輸送網が改善されても根本的な物資不足と兵士不足は依然として解決していないようですし。
本来ならロシアに対して第2戦線を構築できる国は中国なんだけど、中国人はどうしてロシアを応援するのだろう?
台湾などと言う渡洋作戦という危険なことをしなくとも、キンペーの独裁に領土拡大が必要というなら、ウスリー川なんてケチな事を言わずに黒龍江こそが中国とロシアの国境であると主張すれば、ウラジオから尼港まで支配下におけるし成功率は高いと思うのだが。
それぐらい劇的な事象がないかぎり、ウクライナの軍事的優位は確定しないだろう。
電力不足が軍にも悪影響を及ぼしてる。
ロシアと中国が戦争を開始したら核戦争になりかねないのにするわけないじゃん
しかし露助の、イランからの供与によるドローンの見境いない民間インフラ攻撃は地味に響きそうですな…。
根本的に解決できる方法ないのかねぇ。
現代においての電力不足は軍事に無視出来ん影響をもたらしそうで一段と面倒くさそうですねぇ。

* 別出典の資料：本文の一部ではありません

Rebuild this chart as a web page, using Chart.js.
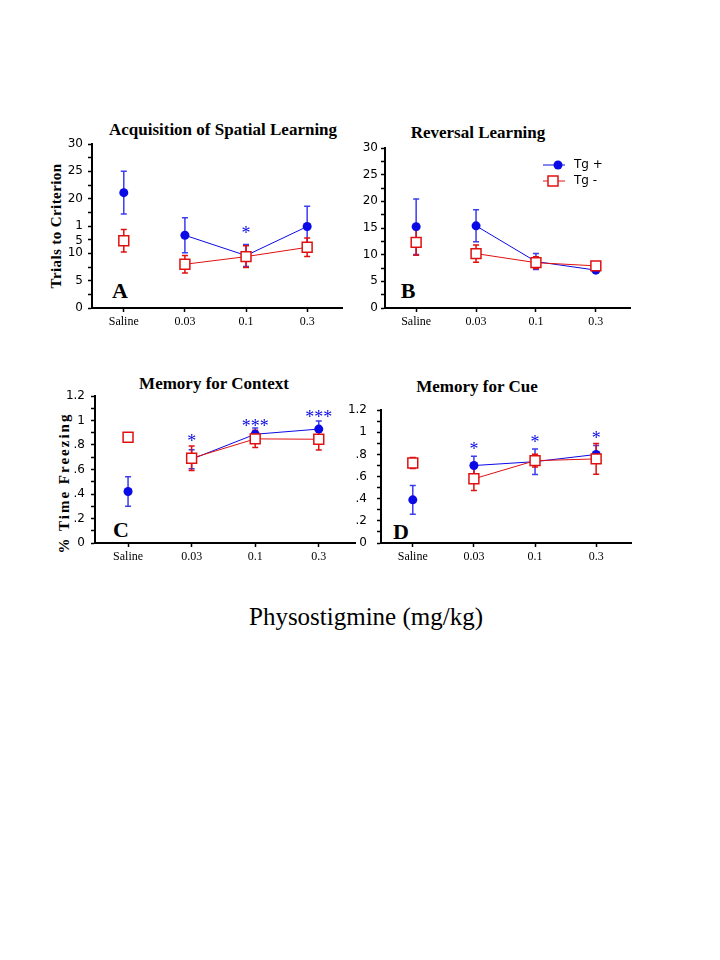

全般に言えるだけど対空兵器はもちろん、発電機及び補修機器の継続的な供与する事で
西側の結束を露助に見せつけるしかない。
インフレで苦しい時ではあるが、西側としての世界秩序が瀬戸際ってのを
もっと人々が認識しないと状況は一気に崩壊するでしょうね。
西側の支援疲れと、ウクライナに対しての支援をしてホントに何になるのか?無駄だよ!とか言う人間がポツポツ宣い始めての世論の傾きとかが表れ始めると厄介ですねぇ。
露助の目に見えるエスカレーション(戦術核使用)が無いと変わらないのか。
いや、核使用はもう完全にライン越えだな。
日本も機動的に予算を使えるようにしたらいいのにね。
日本の場合、財務省が一番の天敵でしょうな…。
ウクライナ軍の東部戦線での反撃が進んでいる時、
ロシア軍は東部戦線の崩壊を止める援軍を送るより、
クリミアが攻撃圏内に入るリスクや面子が潰れる事を避ける為、
南部戦線の維持をする兵力(援軍)を優先しているのだろう。
と分析しているサイトが有りましたね。
同じく、損害に対して進撃が見合わないバクムットに固執するのも
戦果を上げて勝利を宣伝したいのだろう、という事らしいです。
部分動員を掛けて時間稼ぎをして、
冬季のエネルギー問題で欧州へは揺さぶりを掛けてはいますが、
見通しや予想が的確ならば現状とは成っていない訳で。